Extract the lines from the start through the line that holds "import pandas as pd", both included, omitting all images.
=======
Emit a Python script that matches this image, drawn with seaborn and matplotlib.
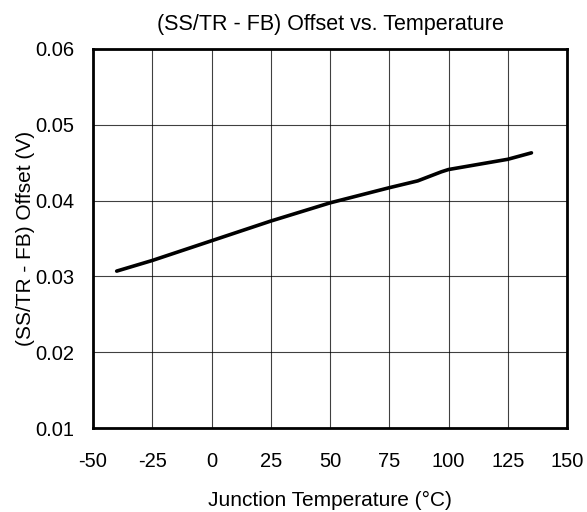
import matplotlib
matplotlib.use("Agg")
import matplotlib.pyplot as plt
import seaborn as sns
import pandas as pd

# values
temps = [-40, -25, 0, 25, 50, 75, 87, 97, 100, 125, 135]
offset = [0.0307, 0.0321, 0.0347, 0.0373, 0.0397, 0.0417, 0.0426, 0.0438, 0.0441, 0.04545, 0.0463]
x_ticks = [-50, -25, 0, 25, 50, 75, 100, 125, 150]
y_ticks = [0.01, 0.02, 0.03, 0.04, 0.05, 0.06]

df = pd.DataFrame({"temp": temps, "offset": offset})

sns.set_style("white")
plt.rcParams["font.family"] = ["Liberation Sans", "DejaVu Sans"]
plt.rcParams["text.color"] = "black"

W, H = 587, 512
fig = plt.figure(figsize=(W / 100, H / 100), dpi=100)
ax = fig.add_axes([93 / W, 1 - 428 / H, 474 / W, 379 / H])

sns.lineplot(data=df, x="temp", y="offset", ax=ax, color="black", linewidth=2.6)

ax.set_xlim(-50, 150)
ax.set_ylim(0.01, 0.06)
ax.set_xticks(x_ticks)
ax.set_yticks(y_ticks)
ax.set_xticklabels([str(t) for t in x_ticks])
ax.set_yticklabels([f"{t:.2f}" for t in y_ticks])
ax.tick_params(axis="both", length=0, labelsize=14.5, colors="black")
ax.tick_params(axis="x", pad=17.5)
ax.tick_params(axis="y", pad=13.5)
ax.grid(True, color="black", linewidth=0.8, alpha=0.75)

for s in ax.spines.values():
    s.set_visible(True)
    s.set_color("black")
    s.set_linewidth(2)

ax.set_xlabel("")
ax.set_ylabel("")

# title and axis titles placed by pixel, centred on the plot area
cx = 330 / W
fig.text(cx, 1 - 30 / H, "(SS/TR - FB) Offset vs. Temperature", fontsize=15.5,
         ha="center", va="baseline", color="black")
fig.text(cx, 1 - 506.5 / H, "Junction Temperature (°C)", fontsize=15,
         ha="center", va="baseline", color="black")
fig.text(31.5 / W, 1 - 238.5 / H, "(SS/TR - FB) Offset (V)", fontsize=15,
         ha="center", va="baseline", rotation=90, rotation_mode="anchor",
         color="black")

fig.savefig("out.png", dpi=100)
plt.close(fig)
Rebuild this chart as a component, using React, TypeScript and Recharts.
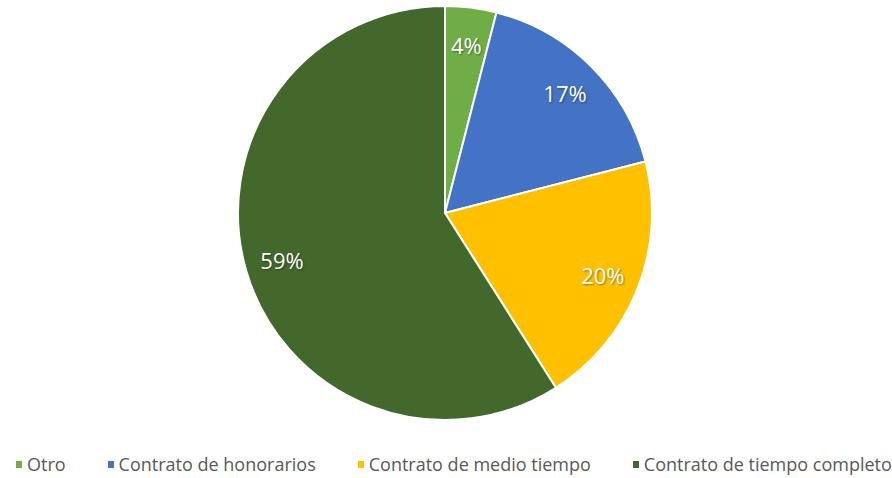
=======
## Full response
Emit a Python script that matches this image, drawn with seaborn and matplotlib.
import matplotlib
matplotlib.use("Agg")
import matplotlib.pyplot as plt
import seaborn as sns
import pandas as pd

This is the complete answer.